| Written request |
Exactly retype the lines from the top of the data through the line containing "from bokeh.resources import INLINE", leaving out every picture.

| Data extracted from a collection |
## start

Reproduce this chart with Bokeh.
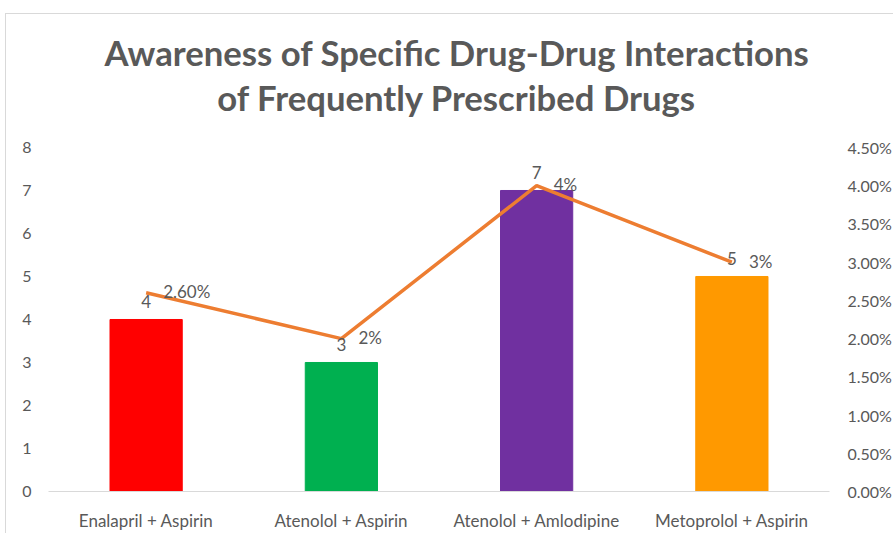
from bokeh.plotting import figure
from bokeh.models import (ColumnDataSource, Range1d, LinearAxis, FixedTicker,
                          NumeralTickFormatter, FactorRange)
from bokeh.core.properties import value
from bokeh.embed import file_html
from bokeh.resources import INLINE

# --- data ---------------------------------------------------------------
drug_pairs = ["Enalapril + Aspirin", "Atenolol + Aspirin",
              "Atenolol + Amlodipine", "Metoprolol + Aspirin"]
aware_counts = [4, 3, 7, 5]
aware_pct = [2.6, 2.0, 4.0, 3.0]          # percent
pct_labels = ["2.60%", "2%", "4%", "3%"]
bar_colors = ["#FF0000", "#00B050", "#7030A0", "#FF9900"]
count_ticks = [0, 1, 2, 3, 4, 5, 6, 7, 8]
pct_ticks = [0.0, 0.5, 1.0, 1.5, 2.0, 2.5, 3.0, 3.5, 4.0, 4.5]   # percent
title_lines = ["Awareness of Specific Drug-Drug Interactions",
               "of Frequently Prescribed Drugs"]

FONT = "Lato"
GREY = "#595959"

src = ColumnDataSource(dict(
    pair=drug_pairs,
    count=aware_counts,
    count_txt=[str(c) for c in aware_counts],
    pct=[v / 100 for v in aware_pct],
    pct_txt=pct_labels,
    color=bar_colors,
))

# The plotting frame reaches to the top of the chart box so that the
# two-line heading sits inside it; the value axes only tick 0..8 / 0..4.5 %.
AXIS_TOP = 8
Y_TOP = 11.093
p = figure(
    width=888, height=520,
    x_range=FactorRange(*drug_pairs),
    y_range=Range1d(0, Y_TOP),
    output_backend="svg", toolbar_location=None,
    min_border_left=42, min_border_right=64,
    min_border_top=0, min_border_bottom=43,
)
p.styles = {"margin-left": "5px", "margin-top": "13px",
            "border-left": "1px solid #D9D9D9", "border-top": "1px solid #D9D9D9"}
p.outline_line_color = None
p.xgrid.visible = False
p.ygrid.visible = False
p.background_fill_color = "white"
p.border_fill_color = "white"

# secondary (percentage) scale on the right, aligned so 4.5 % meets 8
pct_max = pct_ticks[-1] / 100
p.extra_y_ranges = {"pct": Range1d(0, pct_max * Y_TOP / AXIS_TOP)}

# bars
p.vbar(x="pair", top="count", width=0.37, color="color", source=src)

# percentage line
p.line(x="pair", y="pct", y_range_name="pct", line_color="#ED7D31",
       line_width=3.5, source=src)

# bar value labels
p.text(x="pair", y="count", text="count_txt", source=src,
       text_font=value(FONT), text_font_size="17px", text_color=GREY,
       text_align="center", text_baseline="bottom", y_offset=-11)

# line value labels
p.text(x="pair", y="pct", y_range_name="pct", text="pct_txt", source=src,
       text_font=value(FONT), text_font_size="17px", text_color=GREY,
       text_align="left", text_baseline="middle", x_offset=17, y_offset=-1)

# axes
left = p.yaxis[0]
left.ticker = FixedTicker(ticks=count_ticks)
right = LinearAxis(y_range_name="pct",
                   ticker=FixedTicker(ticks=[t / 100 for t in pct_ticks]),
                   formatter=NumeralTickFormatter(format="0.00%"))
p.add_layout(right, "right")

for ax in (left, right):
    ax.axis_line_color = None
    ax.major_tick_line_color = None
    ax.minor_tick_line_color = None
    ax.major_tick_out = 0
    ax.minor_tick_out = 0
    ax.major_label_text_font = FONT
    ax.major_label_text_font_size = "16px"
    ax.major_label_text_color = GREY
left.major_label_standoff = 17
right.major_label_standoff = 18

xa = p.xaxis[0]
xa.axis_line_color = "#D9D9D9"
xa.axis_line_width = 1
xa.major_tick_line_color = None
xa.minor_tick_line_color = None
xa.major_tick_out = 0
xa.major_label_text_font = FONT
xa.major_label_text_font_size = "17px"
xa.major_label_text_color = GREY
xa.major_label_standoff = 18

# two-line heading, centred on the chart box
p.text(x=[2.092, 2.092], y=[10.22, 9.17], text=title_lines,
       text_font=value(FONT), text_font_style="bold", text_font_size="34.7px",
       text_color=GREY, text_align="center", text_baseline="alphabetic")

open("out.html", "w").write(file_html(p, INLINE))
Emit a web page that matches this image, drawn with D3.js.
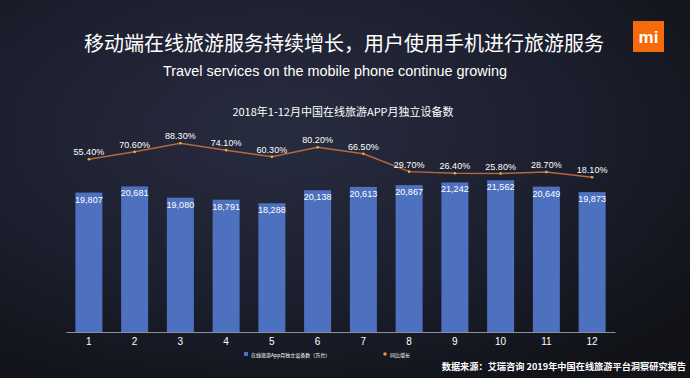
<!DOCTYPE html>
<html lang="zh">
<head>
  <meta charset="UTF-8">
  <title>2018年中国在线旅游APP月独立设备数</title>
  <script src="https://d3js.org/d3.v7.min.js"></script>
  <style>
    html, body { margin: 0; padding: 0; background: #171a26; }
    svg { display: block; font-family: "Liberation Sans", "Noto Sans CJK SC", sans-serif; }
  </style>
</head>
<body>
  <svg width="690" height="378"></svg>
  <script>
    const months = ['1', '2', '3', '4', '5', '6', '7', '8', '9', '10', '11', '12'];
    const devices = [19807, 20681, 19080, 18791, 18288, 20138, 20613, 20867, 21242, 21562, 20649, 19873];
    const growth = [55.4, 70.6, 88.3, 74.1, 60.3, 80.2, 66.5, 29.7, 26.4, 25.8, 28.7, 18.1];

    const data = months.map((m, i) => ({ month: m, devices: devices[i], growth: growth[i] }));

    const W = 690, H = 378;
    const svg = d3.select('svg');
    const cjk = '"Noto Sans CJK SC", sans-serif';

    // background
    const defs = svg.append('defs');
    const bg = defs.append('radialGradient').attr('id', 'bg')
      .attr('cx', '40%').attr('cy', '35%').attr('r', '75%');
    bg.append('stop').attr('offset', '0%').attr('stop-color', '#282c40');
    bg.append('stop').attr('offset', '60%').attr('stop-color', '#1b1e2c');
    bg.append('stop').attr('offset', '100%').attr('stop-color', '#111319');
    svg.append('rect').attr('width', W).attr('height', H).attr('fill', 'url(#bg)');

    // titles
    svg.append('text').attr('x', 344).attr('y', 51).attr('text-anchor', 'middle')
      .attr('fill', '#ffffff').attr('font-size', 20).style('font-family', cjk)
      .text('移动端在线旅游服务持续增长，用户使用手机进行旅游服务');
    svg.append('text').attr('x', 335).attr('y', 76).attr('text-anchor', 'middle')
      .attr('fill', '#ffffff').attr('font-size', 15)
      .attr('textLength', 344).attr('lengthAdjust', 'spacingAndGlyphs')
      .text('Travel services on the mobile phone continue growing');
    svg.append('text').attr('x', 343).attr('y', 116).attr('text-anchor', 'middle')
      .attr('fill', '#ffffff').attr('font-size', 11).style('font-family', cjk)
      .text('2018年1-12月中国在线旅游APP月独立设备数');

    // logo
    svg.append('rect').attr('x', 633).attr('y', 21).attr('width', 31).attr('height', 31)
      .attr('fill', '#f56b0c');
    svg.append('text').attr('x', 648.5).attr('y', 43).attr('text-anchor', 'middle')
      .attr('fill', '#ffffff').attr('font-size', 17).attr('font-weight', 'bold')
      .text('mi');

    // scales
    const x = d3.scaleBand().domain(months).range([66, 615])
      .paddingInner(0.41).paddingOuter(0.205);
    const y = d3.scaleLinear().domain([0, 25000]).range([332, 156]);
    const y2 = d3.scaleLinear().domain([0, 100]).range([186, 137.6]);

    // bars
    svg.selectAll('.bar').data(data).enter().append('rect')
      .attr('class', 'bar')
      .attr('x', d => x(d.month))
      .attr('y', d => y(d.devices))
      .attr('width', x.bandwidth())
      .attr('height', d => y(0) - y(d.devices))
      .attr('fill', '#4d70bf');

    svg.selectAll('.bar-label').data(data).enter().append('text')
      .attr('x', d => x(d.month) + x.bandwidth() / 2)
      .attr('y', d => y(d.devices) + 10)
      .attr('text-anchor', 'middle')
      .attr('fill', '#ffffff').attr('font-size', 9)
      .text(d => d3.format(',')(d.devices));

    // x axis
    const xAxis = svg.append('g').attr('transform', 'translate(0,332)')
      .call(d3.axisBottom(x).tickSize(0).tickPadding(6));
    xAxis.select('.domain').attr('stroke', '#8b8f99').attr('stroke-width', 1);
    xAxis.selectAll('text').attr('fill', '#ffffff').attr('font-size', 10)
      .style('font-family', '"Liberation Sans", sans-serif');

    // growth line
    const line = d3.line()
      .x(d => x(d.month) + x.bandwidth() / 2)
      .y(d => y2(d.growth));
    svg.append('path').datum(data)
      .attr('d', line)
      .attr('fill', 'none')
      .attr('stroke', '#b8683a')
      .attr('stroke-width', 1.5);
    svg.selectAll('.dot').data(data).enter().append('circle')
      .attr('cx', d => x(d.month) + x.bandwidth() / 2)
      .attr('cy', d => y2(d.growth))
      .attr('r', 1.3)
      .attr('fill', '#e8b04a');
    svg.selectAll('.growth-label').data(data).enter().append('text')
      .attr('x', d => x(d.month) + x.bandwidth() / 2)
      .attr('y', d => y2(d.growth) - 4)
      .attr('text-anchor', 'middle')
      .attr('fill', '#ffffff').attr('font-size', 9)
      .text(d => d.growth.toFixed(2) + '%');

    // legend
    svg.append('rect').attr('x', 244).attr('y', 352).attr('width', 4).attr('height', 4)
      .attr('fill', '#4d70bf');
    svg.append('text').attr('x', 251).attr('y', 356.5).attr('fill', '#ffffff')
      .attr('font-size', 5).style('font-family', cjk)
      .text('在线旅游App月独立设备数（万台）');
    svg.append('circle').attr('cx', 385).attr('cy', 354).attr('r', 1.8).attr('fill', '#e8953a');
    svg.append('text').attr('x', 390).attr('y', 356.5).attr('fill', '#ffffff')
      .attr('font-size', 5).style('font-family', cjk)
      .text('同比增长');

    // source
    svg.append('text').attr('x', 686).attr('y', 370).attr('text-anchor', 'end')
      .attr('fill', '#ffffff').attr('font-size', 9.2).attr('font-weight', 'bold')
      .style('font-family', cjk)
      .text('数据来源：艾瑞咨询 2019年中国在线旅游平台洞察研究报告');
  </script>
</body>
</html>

## end

| Result |
Reproduce this chart with Bokeh.
from bokeh.plotting import figure
from bokeh.models import (ColumnDataSource, Range1d, LinearAxis, FixedTicker,
                          NumeralTickFormatter, FactorRange)
from bokeh.core.properties import value
from bokeh.embed import file_html
from bokeh.resources import INLINE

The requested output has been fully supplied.